# 1988 Vw Fox runs but has no power,.... please help



## jeroenbalm (Dec 22, 2009)

Hi, 
I have a 1988 vw fox, right now it runs, has no exhaust under it, so it is not the cathletic converter. I can get it out of my driveway but it has no power what so ever... shifting to 2nd gear is almost impossible. 
any help is welcome


----------



## 1988Audi80NA (Nov 27, 2009)

*Re: 1988 Vw Fox runs but has no power,.... please help (jeroenbalm)*

There are alot of possibilities that could cause lack of power or acceleration, Things to do to help narrow it down would be:
Will it rev up to 3000 or 4000 rpm's in nuetral or under no load?
if it will rev up check for restrictions clogged air filter or fuel system restrictions
I would also check and make sure the ignition timing is correct or at least close


----------



## jeroenbalm (Dec 22, 2009)

*Re: 1988 Vw Fox runs but has no power,.... please help (1988Audi80NA)*

It will rub all the way up in nutral, and in first gear it will take a littlebit, but it gets there, i replaced the timing belt, and put all the sprokets on the right position, is that enough to call it good? or do i need a timing light?
air filter is new, think i need to measure the fuel pressure?
oke thanks, let me know if you have any more thoughts.


----------



## jeroenbalm (Dec 22, 2009)

*Re: 1988 Vw Fox runs but has no power,.... please help (1988Audi80NA)*

o and one other thing, the exhaust got red hot when i was driving it... like really red hot







and someone told me that has to do with a lean mixture... what do you think...


----------



## jamrabbit (Jul 18, 2005)

*Re: 1988 Vw Fox runs but has no power,.... please help (jeroenbalm)*

timing..
the marks might line up, but you could still be 180 out.

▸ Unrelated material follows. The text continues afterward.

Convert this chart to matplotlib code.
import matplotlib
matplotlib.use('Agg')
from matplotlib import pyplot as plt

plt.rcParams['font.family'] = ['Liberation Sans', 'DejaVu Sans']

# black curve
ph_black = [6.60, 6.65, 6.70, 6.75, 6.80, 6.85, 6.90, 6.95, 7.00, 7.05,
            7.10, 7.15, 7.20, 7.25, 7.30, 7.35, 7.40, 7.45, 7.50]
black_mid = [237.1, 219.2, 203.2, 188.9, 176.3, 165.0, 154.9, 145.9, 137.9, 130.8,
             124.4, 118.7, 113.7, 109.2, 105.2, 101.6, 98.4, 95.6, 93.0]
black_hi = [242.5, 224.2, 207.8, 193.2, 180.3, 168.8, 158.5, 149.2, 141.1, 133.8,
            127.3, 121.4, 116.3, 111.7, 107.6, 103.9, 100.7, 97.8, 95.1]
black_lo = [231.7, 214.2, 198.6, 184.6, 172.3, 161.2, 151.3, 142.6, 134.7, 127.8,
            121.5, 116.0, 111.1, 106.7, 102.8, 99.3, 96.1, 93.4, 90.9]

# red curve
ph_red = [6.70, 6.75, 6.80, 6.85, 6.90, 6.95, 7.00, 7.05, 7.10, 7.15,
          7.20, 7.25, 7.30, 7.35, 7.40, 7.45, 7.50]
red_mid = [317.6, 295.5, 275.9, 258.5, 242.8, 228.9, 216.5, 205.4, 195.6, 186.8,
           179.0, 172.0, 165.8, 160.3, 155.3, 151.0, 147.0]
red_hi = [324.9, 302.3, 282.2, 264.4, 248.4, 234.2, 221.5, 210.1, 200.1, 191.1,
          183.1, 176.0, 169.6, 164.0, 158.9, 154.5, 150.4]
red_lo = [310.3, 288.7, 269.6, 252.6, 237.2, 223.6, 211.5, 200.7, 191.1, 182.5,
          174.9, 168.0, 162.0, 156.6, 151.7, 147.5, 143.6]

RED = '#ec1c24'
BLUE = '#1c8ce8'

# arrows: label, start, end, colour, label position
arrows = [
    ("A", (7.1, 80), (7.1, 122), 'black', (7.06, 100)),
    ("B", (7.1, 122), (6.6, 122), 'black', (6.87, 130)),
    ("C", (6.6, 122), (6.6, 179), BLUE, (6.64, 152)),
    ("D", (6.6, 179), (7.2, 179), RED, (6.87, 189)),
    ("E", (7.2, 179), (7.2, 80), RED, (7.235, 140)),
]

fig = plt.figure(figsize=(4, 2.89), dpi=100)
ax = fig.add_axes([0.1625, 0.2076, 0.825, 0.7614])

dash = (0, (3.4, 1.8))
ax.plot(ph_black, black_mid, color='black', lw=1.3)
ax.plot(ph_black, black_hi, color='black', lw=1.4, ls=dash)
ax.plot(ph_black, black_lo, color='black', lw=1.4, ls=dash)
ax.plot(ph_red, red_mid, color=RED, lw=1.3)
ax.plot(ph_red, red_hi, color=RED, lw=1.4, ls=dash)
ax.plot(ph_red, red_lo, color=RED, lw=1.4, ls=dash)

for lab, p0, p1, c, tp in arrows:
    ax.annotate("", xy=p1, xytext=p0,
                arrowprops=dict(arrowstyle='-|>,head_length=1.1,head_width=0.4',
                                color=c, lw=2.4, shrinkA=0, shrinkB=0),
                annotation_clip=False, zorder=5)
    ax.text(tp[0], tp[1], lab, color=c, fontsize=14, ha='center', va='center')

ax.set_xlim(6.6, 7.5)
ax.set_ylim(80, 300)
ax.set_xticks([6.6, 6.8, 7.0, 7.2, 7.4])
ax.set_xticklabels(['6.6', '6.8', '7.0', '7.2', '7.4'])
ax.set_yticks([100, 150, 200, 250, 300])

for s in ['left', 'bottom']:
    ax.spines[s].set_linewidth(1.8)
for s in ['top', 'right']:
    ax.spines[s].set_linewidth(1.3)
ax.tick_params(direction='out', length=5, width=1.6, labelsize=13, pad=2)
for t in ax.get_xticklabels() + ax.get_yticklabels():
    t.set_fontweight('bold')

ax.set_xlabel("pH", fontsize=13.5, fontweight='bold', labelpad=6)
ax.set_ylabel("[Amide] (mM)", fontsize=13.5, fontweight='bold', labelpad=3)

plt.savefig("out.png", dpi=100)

_Modified by jamrabbit at 6:24 PM 12-21-2009_


----------



## jeroenbalm (Dec 22, 2009)

*Re: 1988 Vw Fox runs but has no power,.... please help (jamrabbit)*

okey... short responds but clear.. 
so i have to go get a timing light then... right... and in order to set the timing, i have to move the timing sprocket?
a have a manual, but if you could push me in the right direction, that would be great.
Thanks


----------



## jamrabbit (Jul 18, 2005)

*Re: 1988 Vw Fox runs but has no power,.... please help (jeroenbalm)*

first check no.1 piston for top dead center.
then line up the timing markings on the pulleys. and make sure the rotor is pointing at the no.1 wire on the dizzy cap.
turn the motor over by hand a few times, and recheck your markings. if they are still lined up the way you set them initially, you should be ready to fire up.
and then, once you get a hold of a timing light. you can adjust the timing by turning your distributor.
if you try turning the distributor before you get a timing light, your gonna really wish you didn't. assuming you havn't already moved it, the car should run as well as it did before you did the timing belt. as long as you arn't off by a tooth or two.

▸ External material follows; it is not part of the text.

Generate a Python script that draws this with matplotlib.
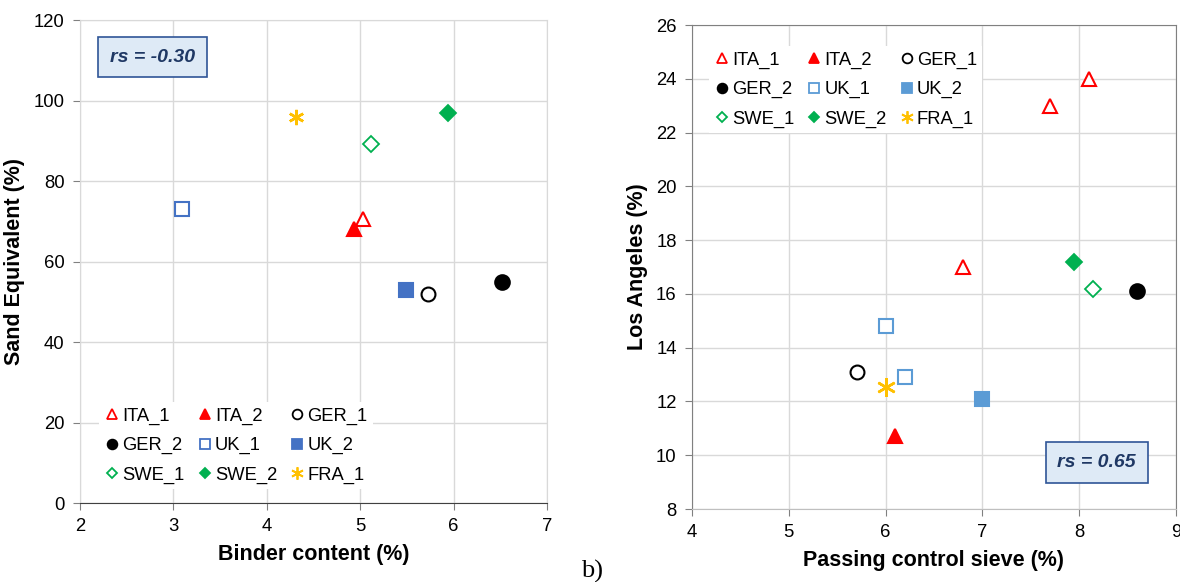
import matplotlib.pyplot as plt
from matplotlib.lines import Line2D

plt.rcParams['font.family'] = ['Liberation Sans', 'DejaVu Sans']

labels = ['ITA_1', 'ITA_2', 'GER_1', 'GER_2', 'UK_1', 'UK_2', 'SWE_1', 'SWE_2', 'FRA_1']

# (a) binder content vs sand equivalent
binder = {'ITA_1': [5.03], 'ITA_2': [4.93], 'GER_1': [5.73], 'GER_2': [6.52],
          'UK_1': [3.09], 'UK_2': [5.49], 'SWE_1': [5.12], 'SWE_2': [5.94],
          'FRA_1': [4.31]}
sand_eq = {'ITA_1': [70.5], 'ITA_2': [68.2], 'GER_1': [52.0], 'GER_2': [55.0],
           'UK_1': [73.0], 'UK_2': [53.0], 'SWE_1': [89.3], 'SWE_2': [97.0],
           'FRA_1': [96.0]}

# (b) passing control sieve vs los angeles
passing = {'ITA_1': [8.1, 7.7, 6.8], 'ITA_2': [6.1], 'GER_1': [5.7], 'GER_2': [8.6],
           'UK_1': [6.0, 6.2], 'UK_2': [7.0], 'SWE_1': [8.14], 'SWE_2': [7.95],
           'FRA_1': [6.0]}
los_ang = {'ITA_1': [24.0, 23.0, 17.0], 'ITA_2': [10.7], 'GER_1': [13.1], 'GER_2': [16.1],
           'UK_1': [14.8, 12.9], 'UK_2': [12.1], 'SWE_1': [16.2], 'SWE_2': [17.2],
           'FRA_1': [12.55]}

red = '#FF0000'
green = '#00B050'
orange = '#FFC000'
star = (6, 2, 0)


def styles(blue, star_size):
    return {
        'ITA_1': dict(marker='^', mfc='white', mec=red, ms=10.5, mew=1.5),
        'ITA_2': dict(marker='^', mfc=red, mec=red, ms=10.5, mew=1.5),
        'GER_1': dict(marker='o', mfc='white', mec='black', ms=10, mew=1.5),
        'GER_2': dict(marker='o', mfc='black', mec='black', ms=10.5, mew=1.5),
        'UK_1': dict(marker='s', mfc='white', mec=blue, ms=10, mew=1.5),
        'UK_2': dict(marker='s', mfc=blue, mec=blue, ms=10, mew=1.5),
        'SWE_1': dict(marker='D', mfc='white', mec=green, ms=8, mew=1.3),
        'SWE_2': dict(marker='D', mfc=green, mec=green, ms=8, mew=1.3),
        'FRA_1': dict(marker=star, mfc=orange, mec=orange, ms=star_size, mew=1.8),
    }


def draw(ax, xs, ys, blue, star_size):
    st = styles(blue, star_size)
    for lab in labels:
        ax.plot(xs[lab], ys[lab], ls='none', zorder=3, clip_on=False, **st[lab])
    # legend handles, reordered so the 3 columns read row by row
    hs = []
    for lab in labels:
        s = dict(st[lab])
        s['ms'] = 7 if lab != 'FRA_1' else 9
        if s['marker'] == 'D':
            s['ms'] = 5.5
        s['mew'] = 1.3
        hs.append(Line2D([], [], ls='none', label=lab, **s))
    order = [0, 3, 6, 1, 4, 7, 2, 5, 8]
    return [hs[i] for i in order]


leg_kw = dict(ncol=3, fontsize=13.2, handlelength=0.8, handletextpad=0.15,
              columnspacing=0.7, labelspacing=0.66, borderpad=0.3, frameon=True,
              edgecolor='none', facecolor='white', framealpha=1, fancybox=False)
box_kw = dict(boxstyle='square,pad=0.6', fc='#DEEAF6', ec='#2F5597', lw=1.2)

fig = plt.figure(figsize=(11.8, 5.82), dpi=100)
ax1 = fig.add_axes([0.0678, 0.1357, 0.3958, 0.8299])
ax2 = fig.add_axes([0.5864, 0.1254, 0.4102, 0.8316])

for ax in (ax1, ax2):
    ax.grid(True, color='#D9D9D9', lw=1, zorder=0)
    ax.set_axisbelow(True)
    ax.tick_params(labelsize=13.3, direction='out', length=5, color='#808080', pad=6)

# left panel
h1 = draw(ax1, binder, sand_eq, '#4472C4', 11)
ax1.set_xlim(2, 7)
ax1.set_ylim(0, 120)
ax1.set_xticks(range(2, 8))
ax1.set_yticks(range(0, 121, 20))
for s in ('top', 'right', 'left'):
    ax1.spines[s].set_color('#D9D9D9')
ax1.spines['bottom'].set_color('#404040')
ax1.set_xlabel('Binder content (%)', fontsize=15.5, fontweight='bold', labelpad=6)
ax1.set_ylabel('Sand Equivalent (%)', fontsize=15.5, fontweight='bold', labelpad=6)
ax1.legend(handles=h1, loc='lower left', bbox_to_anchor=(0.022, 0.01), **leg_kw)
ax1.text(0.155, 0.923, 'rs = -0.30', transform=ax1.transAxes, ha='center', va='center',
         fontsize=14, fontweight='bold', fontstyle='italic', color='#1F3864', bbox=box_kw)

# right panel
h2 = draw(ax2, passing, los_ang, '#5B9BD5', 13.5)
ax2.set_xlim(4, 9)
ax2.set_ylim(8, 26)
ax2.set_xticks(range(4, 10))
ax2.set_yticks(range(8, 27, 2))
for s in ax2.spines.values():
    s.set_color('#808080')
ax2.spines['bottom'].set_color('#BFBFBF')
ax2.set_xlabel('Passing control sieve (%)', fontsize=15.5, fontweight='bold', labelpad=6)
ax2.set_ylabel('Los Angeles (%)', fontsize=15.5, fontweight='bold', labelpad=6)
ax2.legend(handles=h2, loc='upper left', bbox_to_anchor=(0.016, 0.975), **leg_kw)
ax2.text(0.836, 0.096, 'rs = 0.65', transform=ax2.transAxes, ha='center', va='center',
         fontsize=14, fontweight='bold', fontstyle='italic', color='#1F3864', bbox=box_kw)

fig.text(0.492, 0.008, 'b)', fontsize=19, family='Liberation Serif')

fig.savefig('out.png', dpi=100)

_Modified by jamrabbit at 6:35 PM 12-21-2009_


----------



## 1988Audi80NA (Nov 27, 2009)

*Re: 1988 Vw Fox runs but has no power,.... please help (jamrabbit)*

Here's a good like for ignition timing for most 8v gasoline engines
http://www.oneilcastro.com/A2B....html
Hope that helps some


----------



## jeroenbalm (Dec 22, 2009)

*Re: 1988 Vw Fox runs but has no power,.... please help (jamrabbit)*

okey cool.
I will have to read a little in the manual about this, but sound pretty simple...
if there is anyone out there with other idea's let me know, i will go and check the timing.
Jeroen


----------



## ziddey (Apr 16, 2006)

*Re: 1988 Vw Fox runs but has no power,.... please help (jeroenbalm)*

is this how you bought the car or did the problem recently develop? the distributor is usually locked down so the timing shouldn't wander.
goto the cis forum and read the sticky for how to make a dpr test harness. start there. it wouldn't hurt to also tap into the o2 circuit and see what it's reporting.


----------



## SGLoki (Dec 12, 2004)

if the cars been overheated to the point of the exhaust...or lack of exhaust getting red hot, you might have been running too lean for too long, your valves may be totally shot.


----------



## ragnar's vw (Oct 3, 2004)

*Re: 1988 Vw Fox runs but has no power,.... please help (jeroenbalm)*

plugged fuel filter?


----------



## jeroenbalm (Dec 22, 2009)

*Re: 1988 Vw Fox runs but has no power,.... please help (ragnar's vw)*

hey everybody,.... you guys are great!!! http://****************.com/smile/emthup.gif 
have gotten a lot of response, i don't have time untill this weekend to work on my car, so feel free to post any more solutions, but i will not have an awnser until this weekend, not sure if i replaced the fual filter when i got the car, car came with this problem when i bought it... did not realize it at the time






















now i know better haha pff... 
Thanks


----------



## cwcabrio (Dec 16, 2009)

*Re: 1988 Vw Fox runs but has no power,.... please help (jeroenbalm)*

Runnig lean.... May be good idea to have a compression test on all cylinders too, just to make sure your mecanical parts are all right.
Good luck. Let us know what's up.


----------



## dryenko (Mar 30, 2002)

*Re: 1988 Vw Fox runs but has no power,.... please help (cwcabrio)*

Check for a stick piston in the fuel distributor, my 88 cis-E did the same thing when got it running after after was sitting a long time at the previous owner.
Had to chean out all the fuel sytem of old gummy fuel, and change the fuel dist since i couldn't get mine unstuck.
If anyone has been screwing with the idle mixture screw that could be a issue as well.It has a very narrow adjustment range , like about 1 turn.


----------



## jeroenbalm (Dec 22, 2009)

*Re: 1988 Vw Fox runs but has no power,.... please help (dryenko)*

hey everybody, 
Well,..... i feel like a FOOOOL, had a buddy take a look, he swapped two sparkplug wires and DONE... Running perfecly, took it for a spin... lots of power. 
I know for sure i check this like two months ago must have goofed up











































Anyhow, now i just need to give it a tune-up, check everything...
I will post more if i run in to any other problems.
Thanks http://****************.com/smile/emthup.gif


----------



## cwcabrio (Dec 16, 2009)

*Re: 1988 Vw Fox runs but has no power,.... please help (jeroenbalm)*

No worries, happens to all of us... I guess...
Good to hear it's all right now... enjoy.


----------



## 1988Audi80NA (Nov 27, 2009)

*Re: 1988 Vw Fox runs but has no power,.... please help (cwcabrio)*

It's always good when fixing it doesnt cost you anything.


----------